Ethical Leadership, Prototypicality, Integrity, Trust, and Leader Effectiveness
J. Alan Marshall
This quantitative study investigates the relationships between ethical leadership, prototypicality, integrity, trust, and leader effectiveness. Beyond leader traits, behaviors, power tactics, and situational influences, an ethical dimension of leadership has emerged in leadership research. M. E. Brown, Trevino, and Harrison (2005) proposed ethical leadership theory consistent with this ethical dimension and showed ethical leadership to be related to leader effectiveness. Kalshoven and Den Hartog (2009) confirmed this relationship and further showed that leader prototypicality and follower trust mediate the relationship between ethical leadership and leader effectiveness.

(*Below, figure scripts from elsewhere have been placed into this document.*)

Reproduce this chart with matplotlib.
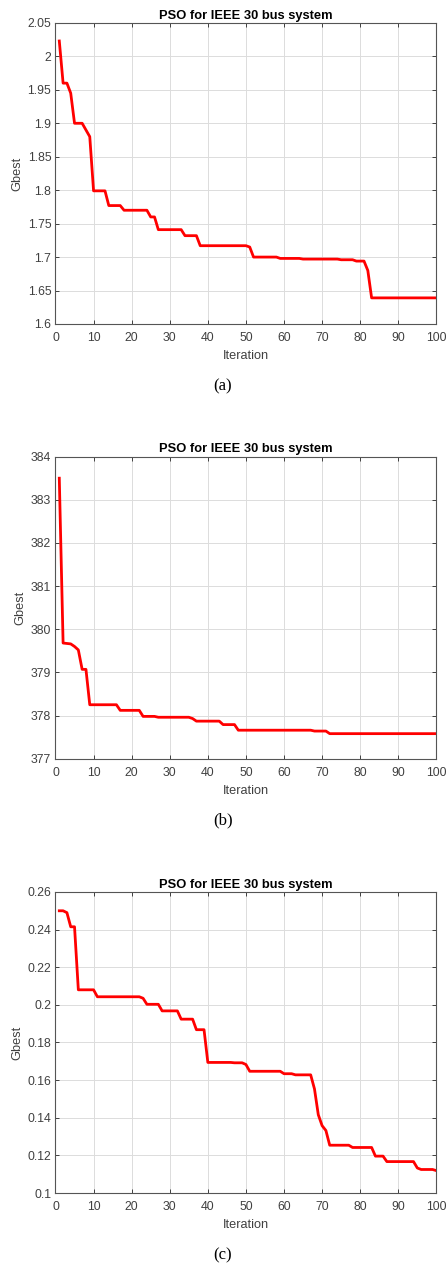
import matplotlib
matplotlib.use('Agg')
import matplotlib.pyplot as plt

plt.rcParams['font.family'] = ['Liberation Sans', 'DejaVu Sans']

# ''' dados (iteracoes 1..100) '''
iteration = list(range(1, 101))

gbest_a = [2.023, 1.960, 1.960, 1.945, 1.900, 1.900, 1.900, 1.890, 1.880, 1.799,
           1.799, 1.799, 1.799, 1.777, 1.777, 1.777, 1.777, 1.770, 1.770, 1.770,
           1.770, 1.770, 1.770, 1.770, 1.760, 1.760, 1.741, 1.741, 1.741, 1.741,
           1.741, 1.741, 1.741, 1.732, 1.732, 1.732, 1.732, 1.717, 1.717, 1.717,
           1.717, 1.717, 1.717, 1.717, 1.717, 1.717, 1.717, 1.717, 1.717, 1.717,
           1.715, 1.700, 1.700, 1.700, 1.700, 1.700, 1.700, 1.700, 1.698, 1.698,
           1.698, 1.698, 1.698, 1.698, 1.697, 1.697, 1.697, 1.697, 1.697, 1.697,
           1.697, 1.697, 1.697, 1.697, 1.696, 1.696, 1.696, 1.696, 1.694, 1.694,
           1.694, 1.680, 1.639, 1.639, 1.639, 1.639, 1.639, 1.639, 1.639, 1.639,
           1.639, 1.639, 1.639, 1.639, 1.639, 1.639, 1.639, 1.639, 1.639, 1.639]

gbest_b = [383.50, 379.68, 379.67, 379.66, 379.60, 379.52, 379.07, 379.07, 378.25, 378.25,
           378.25, 378.25, 378.25, 378.25, 378.25, 378.25, 378.12, 378.12, 378.12, 378.12,
           378.12, 378.12, 377.98, 377.98, 377.98, 377.98, 377.96, 377.96, 377.96, 377.96,
           377.96, 377.96, 377.96, 377.96, 377.96, 377.93, 377.87, 377.87, 377.87, 377.87,
           377.87, 377.87, 377.87, 377.79, 377.79, 377.79, 377.79, 377.66, 377.66, 377.66,
           377.66, 377.66, 377.66, 377.66, 377.66, 377.66, 377.66, 377.66, 377.66, 377.66,
           377.66, 377.66, 377.66, 377.66, 377.66, 377.66, 377.66, 377.64, 377.64, 377.64,
           377.64, 377.58, 377.58, 377.58, 377.58, 377.58, 377.58, 377.58, 377.58, 377.58,
           377.58, 377.58, 377.58, 377.58, 377.58, 377.58, 377.58, 377.58, 377.58, 377.58,
           377.58, 377.58, 377.58, 377.58, 377.58, 377.58, 377.58, 377.58, 377.58, 377.58]

gbest_c = [0.2500, 0.2500, 0.2490, 0.2415, 0.2415, 0.2080, 0.2080, 0.2080, 0.2080, 0.2080,
           0.2043, 0.2043, 0.2043, 0.2043, 0.2043, 0.2043, 0.2043, 0.2043, 0.2043, 0.2043,
           0.2043, 0.2043, 0.2035, 0.2003, 0.2003, 0.2003, 0.2003, 0.1968, 0.1968, 0.1968,
           0.1968, 0.1968, 0.1924, 0.1924, 0.1924, 0.1924, 0.1868, 0.1868, 0.1868, 0.1694,
           0.1694, 0.1694, 0.1694, 0.1694, 0.1694, 0.1694, 0.1692, 0.1692, 0.1692, 0.1683,
           0.1647, 0.1647, 0.1647, 0.1647, 0.1647, 0.1647, 0.1647, 0.1647, 0.1647, 0.1634,
           0.1634, 0.1634, 0.1628, 0.1628, 0.1628, 0.1628, 0.1628, 0.1553, 0.1416, 0.1358,
           0.1332, 0.1254, 0.1254, 0.1254, 0.1254, 0.1254, 0.1254, 0.1242, 0.1242, 0.1242,
           0.1242, 0.1242, 0.1242, 0.1196, 0.1196, 0.1196, 0.1167, 0.1167, 0.1167, 0.1167,
           0.1167, 0.1167, 0.1167, 0.1167, 0.1133, 0.1125, 0.1125, 0.1125, 0.1125, 0.1119]

yticks_a = [1.6, 1.65, 1.7, 1.75, 1.8, 1.85, 1.9, 1.95, 2.0, 2.05]
ylabels_a = ['1.6', '1.65', '1.7', '1.75', '1.8', '1.85', '1.9', '1.95', '2', '2.05']
yticks_b = [377, 378, 379, 380, 381, 382, 383, 384]
ylabels_b = ['377', '378', '379', '380', '381', '382', '383', '384']
yticks_c = [0.1, 0.12, 0.14, 0.16, 0.18, 0.2, 0.22, 0.24, 0.26]
ylabels_c = ['0.1', '0.12', '0.14', '0.16', '0.18', '0.2', '0.22', '0.24', '0.26']
xticks = [0, 10, 20, 30, 40, 50, 60, 70, 80, 90, 100]

panels = [
    (gbest_a, yticks_a, ylabels_a, '(a)', [0.1244, 0.7443, 0.854, 0.2376], 0.6953),
    (gbest_b, yticks_b, ylabels_b, '(b)', [0.1244, 0.4012, 0.854, 0.2384], 0.3523),
    (gbest_c, yticks_c, ylabels_c, '(c)', [0.1244, 0.0584, 0.854, 0.2376], 0.0089),
]

fig = plt.figure(figsize=(4.46, 12.67), dpi=100)
tick_col = '#404040'

for values, yt, yl, tag, rect, tag_y in panels:
    ax = fig.add_axes(rect)
    ax.plot(iteration, values, color='#ff0000', lw=2.0)
    ax.set_xlim(0, 100)
    ax.set_ylim(yt[0], yt[-1])
    ax.set_xticks(xticks)
    ax.set_yticks(yt)
    ax.set_yticklabels(yl)
    ax.grid(True, color='#dcdcdc', lw=0.7)
    ax.set_axisbelow(True)
    ax.tick_params(direction='in', length=3, width=0.7, top=True, right=True,
                   labelsize=8.8, colors=tick_col)
    ax.tick_params(axis='x', pad=6)
    ax.tick_params(axis='y', pad=3)
    for s in ax.spines.values():
        s.set_color('#555555')
        s.set_linewidth(0.8)
    ax.set_title('PSO for IEEE 30 bus system', fontsize=9.3, fontweight='bold', pad=3)
    ax.set_xlabel('Iteration', fontsize=9.2, color=tick_col, labelpad=4)
    ax.set_ylabel('Gbest', fontsize=9.2, color=tick_col, labelpad=3)
    fig.text(0.5, tag_y, tag, ha='center', va='center', fontsize=12,
             family=['Liberation Serif', 'DejaVu Serif'])

fig.savefig('out.png', dpi=100)
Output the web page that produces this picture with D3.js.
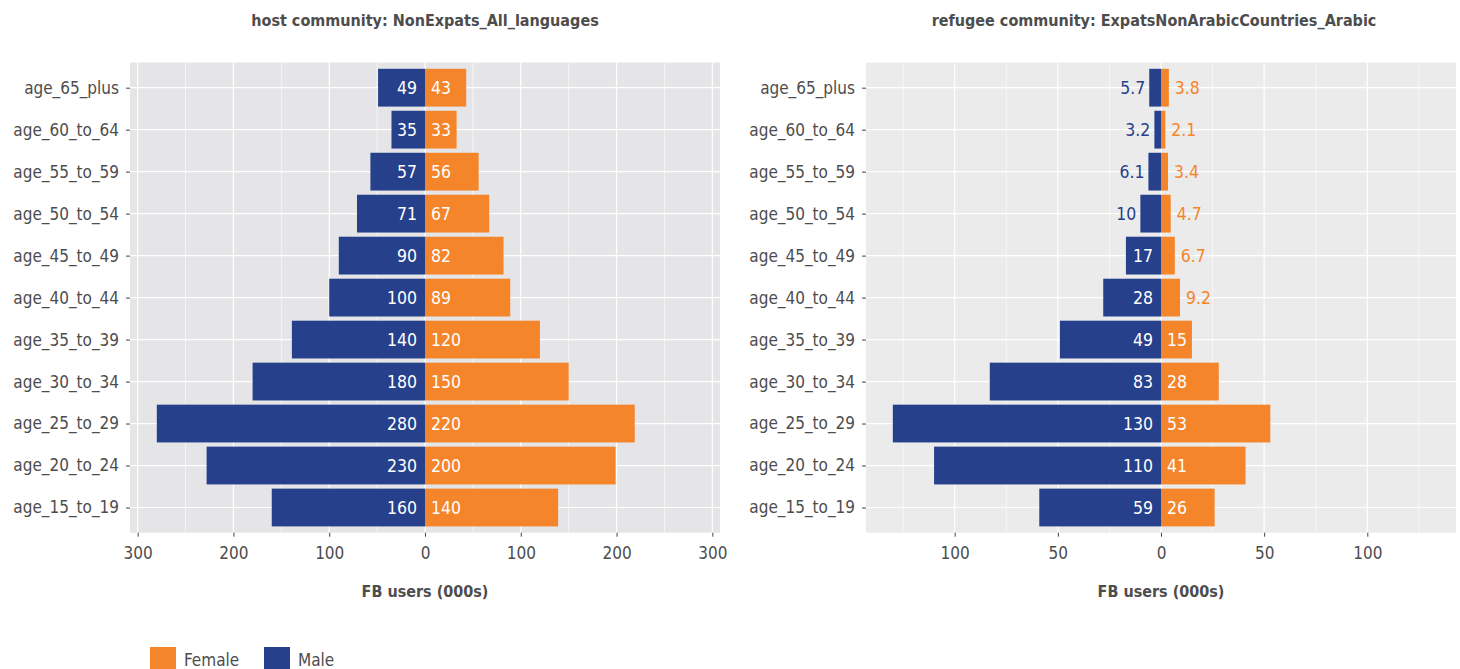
<!DOCTYPE html>
<html>
<head>
<meta charset="utf-8">
<script src="https://cdn.jsdelivr.net/npm/d3@7"></script>
<style>
  html, body { margin: 0; padding: 0; background: #ffffff; }
  svg { display: block; }
  text { font-family: "Liberation Sans Narrow", "DejaVu Sans Condensed", "Roboto Condensed", "Arial Narrow", sans-serif; }
</style>
</head>
<body>
<svg id="chart" width="1460" height="669"></svg>
<script>
// ---------------- DATA ----------------
const categories = ["age_65_plus", "age_60_to_64", "age_55_to_59", "age_50_to_54", "age_45_to_49",
  "age_40_to_44", "age_35_to_39", "age_30_to_34", "age_25_to_29", "age_20_to_24", "age_15_to_19"];

const hostTitle = "host community: NonExpats_All_languages";
const hostMale   = [49, 35, 57, 71, 90, 100, 139, 180, 280, 228, 160];
const hostFemale = [43, 33, 56, 67, 82, 89, 120, 150, 219, 199, 139];
const hostTicks  = [-300, -200, -100, 0, 100, 200, 300];
const hostMinor  = [-250, -150, -50, 50, 150, 250];

const refTitle = "refugee community: ExpatsNonArabicCountries_Arabic";
const refMale   = [5.7, 3.2, 6.1, 10, 17, 28, 49, 83, 130, 110, 59];
const refFemale = [3.8, 2.1, 3.4, 4.7, 6.7, 9.2, 15, 28, 53, 41, 26];
const refTicks  = [-100, -50, 0, 50, 100];
const refMinor  = [-125, -75, -25, 25, 75, 125];

const legendKeys = ["Female", "Male"];
const xTitle = "FB users (000s)";

// ---------------- STYLE ----------------
const MALE = "#26408B";
const FEMALE = "#F5852A";
const TEXT = "#4D4D4D";

const svg = d3.select("#chart");
const fmt = d3.format(".2r");
function lab(v) { return (+fmt(v)).toString(); }

function drawPanel(o) {
  const g = svg.append("g");
  const x = d3.scaleLinear()
    .domain([-1.1 * d3.max(o.male), 1.1 * d3.max(o.male)])
    .range([o.x0, o.x1]);
  const y = d3.scalePoint().domain(categories).range([o.y0, o.y1]).padding(0.6);
  const bh = y.step() * 0.9;

  g.append("rect").attr("x", o.x0).attr("y", o.y0)
    .attr("width", o.x1 - o.x0).attr("height", o.y1 - o.y0).attr("fill", o.bg);

  g.selectAll(".minor").data(o.minor).join("line")
    .attr("x1", d => x(d)).attr("x2", d => x(d))
    .attr("y1", o.y0).attr("y2", o.y1)
    .attr("stroke", "#fff").attr("stroke-width", 0.6);
  g.selectAll(".majx").data(o.ticks).join("line")
    .attr("x1", d => x(d)).attr("x2", d => x(d))
    .attr("y1", o.y0).attr("y2", o.y1)
    .attr("stroke", "#fff").attr("stroke-width", 1.2);
  g.selectAll(".majy").data(categories).join("line")
    .attr("x1", o.x0).attr("x2", o.x1)
    .attr("y1", d => y(d)).attr("y2", d => y(d))
    .attr("stroke", "#fff").attr("stroke-width", 1.2);

  const rows = categories.map((c, i) => ({ c, m: o.male[i], f: o.female[i] }));
  g.selectAll(".mb").data(rows).join("rect")
    .attr("x", d => x(-d.m)).attr("width", d => x(0) - x(-d.m))
    .attr("y", d => y(d.c) - bh / 2).attr("height", bh)
    .attr("fill", MALE);
  g.selectAll(".fb").data(rows).join("rect")
    .attr("x", x(0)).attr("width", d => x(d.f) - x(0))
    .attr("y", d => y(d.c) - bh / 2).attr("height", bh)
    .attr("fill", FEMALE);

  const fs = 17.5;
  rows.forEach(d => {
    const mt = g.append("text").text(lab(d.m))
      .attr("y", y(d.c)).attr("dy", "0.38em")
      .attr("font-size", fs).attr("text-anchor", "end");
    const mw = mt.node().getComputedTextLength();
    const mBar = x(0) - x(-d.m);
    if (mw + 12 < mBar) {
      mt.attr("x", x(0) - 8).attr("fill", "#fff");
    } else {
      mt.attr("x", x(-d.m) - 4).attr("fill", MALE);
    }
    const ft = g.append("text").text(lab(d.f))
      .attr("y", y(d.c)).attr("dy", "0.38em")
      .attr("font-size", fs).attr("text-anchor", "start");
    const fw = ft.node().getComputedTextLength();
    const fBar = x(d.f) - x(0);
    if (fw + 8 < fBar) {
      ft.attr("x", x(0) + 6).attr("fill", "#fff");
    } else {
      ft.attr("x", x(d.f) + 6).attr("fill", FEMALE);
    }
  });

  const xa = g.append("g").attr("transform", `translate(0,${o.y1})`)
    .call(d3.axisBottom(x).tickValues(o.ticks).tickFormat(d => Math.abs(d)).tickSize(4).tickPadding(6));
  const ya = g.append("g").attr("transform", `translate(${o.x0},0)`)
    .call(d3.axisLeft(y).tickSize(4).tickPadding(7));
  [xa, ya].forEach(a => {
    a.select(".domain").remove();
    a.selectAll(".tick line").attr("stroke", "#444").attr("stroke-width", 1);
    a.selectAll(".tick text").attr("fill", TEXT).attr("font-size", 17)
      .style("font-family", null);
  });
  xa.selectAll(".tick text").attr("dy", "0.95em");

  g.append("text").text(o.title)
    .attr("x", o.titleX).attr("y", 26).attr("text-anchor", "middle")
    .attr("font-size", 16).attr("font-weight", "bold").attr("fill", TEXT);
  g.append("text").text(xTitle)
    .attr("x", (o.x0 + o.x1) / 2).attr("y", 597).attr("text-anchor", "middle")
    .attr("font-size", 16).attr("font-weight", "bold").attr("fill", TEXT);
}

drawPanel({ x0: 130, x1: 720, y0: 62.5, y1: 532.7, bg: "#E5E5E7",
  male: hostMale, female: hostFemale, ticks: hostTicks, minor: hostMinor,
  title: hostTitle, titleX: 425 });
drawPanel({ x0: 866, x1: 1456, y0: 62.5, y1: 532.7, bg: "#EBEBEB",
  male: refMale, female: refFemale, ticks: refTicks, minor: refMinor,
  title: refTitle, titleX: 1154 });

// legend
const legColor = d3.scaleOrdinal().domain(legendKeys).range([FEMALE, MALE]);
const leg = svg.append("g");
const lx = d3.scalePoint().domain(legendKeys).range([150, 264]);
legendKeys.forEach(k => {
  leg.append("rect").attr("x", lx(k)).attr("y", 647).attr("width", 26).attr("height", 26)
    .attr("fill", legColor(k));
  leg.append("text").text(k).attr("x", lx(k) + 34).attr("y", 666)
    .attr("font-size", 17).attr("fill", TEXT);
});
</script>
</body>
</html>
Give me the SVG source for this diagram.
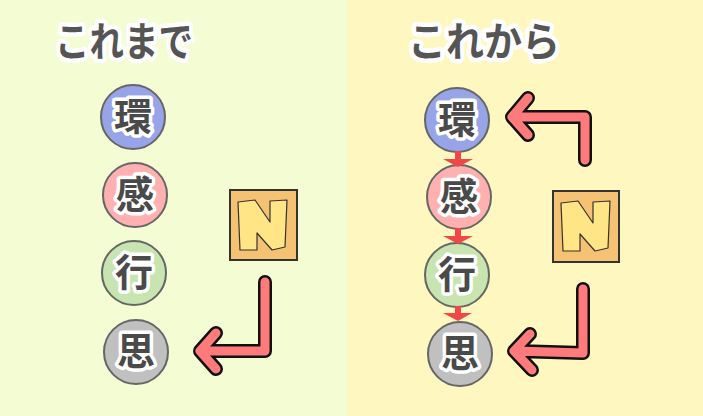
<svg xmlns="http://www.w3.org/2000/svg" width="703" height="416" viewBox="0 0 703 416">
<style>
.title{font-family:"Noto Sans CJK JP","Noto Sans",sans-serif;font-weight:bold;font-size:40px;fill:#555;stroke:#fff;stroke-width:9;stroke-linejoin:round;paint-order:stroke}
.ch{font-family:"Noto Sans CJK JP","Noto Sans",sans-serif;font-weight:bold;font-size:38px;fill:#4a4a4a;stroke:#fff;stroke-width:7;stroke-linejoin:round;paint-order:stroke;text-anchor:middle}
.c{stroke:#666;stroke-width:2}
.box{fill:#f5c173;stroke:#333;stroke-width:2}
.nl{fill:#ffe585;stroke:#333;stroke-width:1.2;stroke-linejoin:round}
.ao{fill:none;stroke:#111;stroke-width:14;stroke-linecap:round;stroke-linejoin:round}
.ai{fill:none;stroke:#ff7b7b;stroke-width:9;stroke-linecap:round;stroke-linejoin:round}
.sa{fill:#f04848}
</style>
<rect x="0" y="0" width="347" height="416" fill="#f4fcd4"/>
<rect x="347" y="0" width="356" height="416" fill="#fff7c0"/>
<g id="title-left"><text class="title" x="55" y="56" textLength="138" lengthAdjust="spacingAndGlyphs">これまで</text></g>
<g id="title-right"><text class="title" x="408" y="56" textLength="152" lengthAdjust="spacingAndGlyphs">これから</text></g>

<g id="L-kan"><circle class="c" cx="133" cy="117" r="32" fill="#98a4e8"/><text class="ch" x="133" y="130">環</text></g>
<g id="L-kan2"><circle class="c" cx="135" cy="195" r="32" fill="#ffb0b0"/><text class="ch" x="135" y="208">感</text></g>
<g id="L-kou"><circle class="c" cx="134" cy="273" r="32" fill="#c8e4b0"/><text class="ch" x="134" y="286">行</text></g>
<g id="L-shi"><circle class="c" cx="136" cy="352" r="32" fill="#c0c0c0"/><text class="ch" x="136" y="365">思</text></g>
<g id="L-N"><rect class="box" x="230" y="190" width="67" height="70"/><polygon class="nl" points="238,202 255,200 270,222 270,201 287,200 285,247 272,250 257,233 257,250 240,250"/></g>

<g id="R-kan"><circle class="c" cx="457" cy="120" r="32" fill="#98a4e8"/><text class="ch" x="457" y="133">環</text></g>
<g id="R-kan2"><circle class="c" cx="459" cy="197" r="32" fill="#ffb0b0"/><text class="ch" x="459" y="210">感</text></g>
<g id="R-kou"><circle class="c" cx="457" cy="275" r="32" fill="#c8e4b0"/><text class="ch" x="457" y="288">行</text></g>
<g id="R-shi"><circle class="c" cx="460" cy="354" r="32" fill="#c0c0c0"/><text class="ch" x="460" y="367">思</text></g>
<g id="R-N"><rect class="box" x="553" y="191" width="66" height="71"/><polygon class="nl" points="561,203 578,201 593,223 593,202 610,201 608,248 595,251 580,234 580,251 563,251"/></g>

<g id="connectors">
<path class="ao" d="M265 282 L265 351 L200 351 M216 333 L200 351 L216 369"/>
<path class="ai" d="M265 282 L265 351 L200 351 M216 333 L200 351 L216 369"/>
<path class="ao" d="M585 160 L585 117 L514 117 M528 98 L512 117 L528 135"/>
<path class="ai" d="M585 160 L585 117 L514 117 M528 98 L512 117 L528 135"/>
<path class="ao" d="M583 289 L583 353 L516 351 M530 334 L514 351 L532 370"/>
<path class="ai" d="M583 289 L583 353 L516 351 M530 334 L514 351 L532 370"/>
<path class="sa" d="M455 151 H461 V159 H473 L458 167 L443 159 H455 Z"/>
<path class="sa" d="M455 228 H461 V236 H473 L458 244 L443 236 H455 Z"/>
<path class="sa" d="M455 306 H461 V313 H472 L458 321 L443 313 H455 Z"/>
</g>
</svg>
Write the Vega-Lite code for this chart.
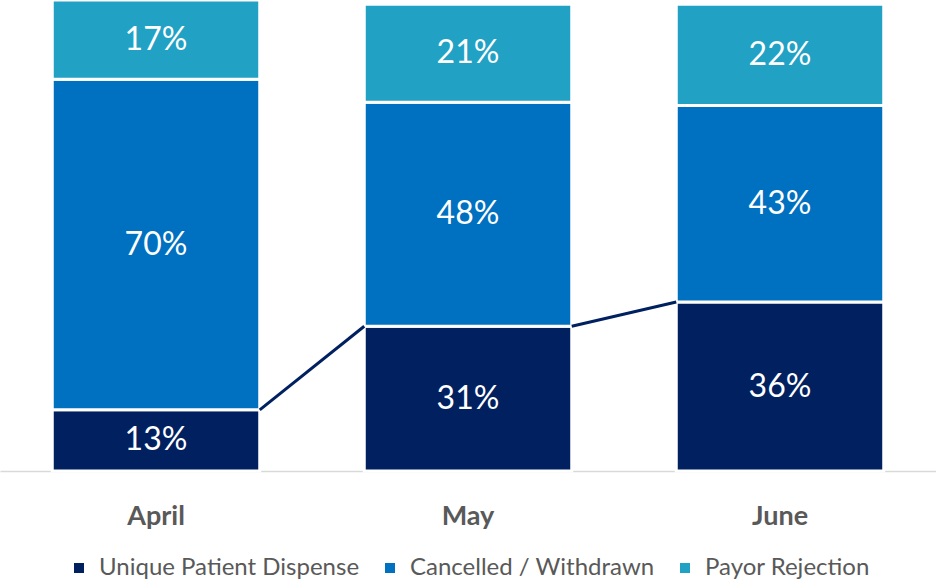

However, in the Kalshoven and Den Hartog study, prototypicality did not fully explain the relationship between ethical leadership and follower trust, leading researchers to conclude that other influencing mechanisms must exist. Taken with Yukl's (2006) proposition that integrity is a major influence on interpersonal trust and Morgan's (1989) finding that leader integrity was the single best predictor of follower trust in a leader, this study hypothesizes that integrity moderates the relationship between prototypicality and trust, and the inclusion of leader integrity into the Kalshoven and Den Hartog model better explains the relationship between ethical leadership and leader effectiveness. A direct, concise, and positive perspective leader integrity instrument was developed to measure the integrity construct in this study. The findings in this study validate the proposition that there is a relationship between ethical leadership and leader effectiveness. This relationship is partially mediated by leader prototypicality and follower trust in the leader, and perceived leader integrity moderates the relationship between leader prototypicality and follower trust in the leader.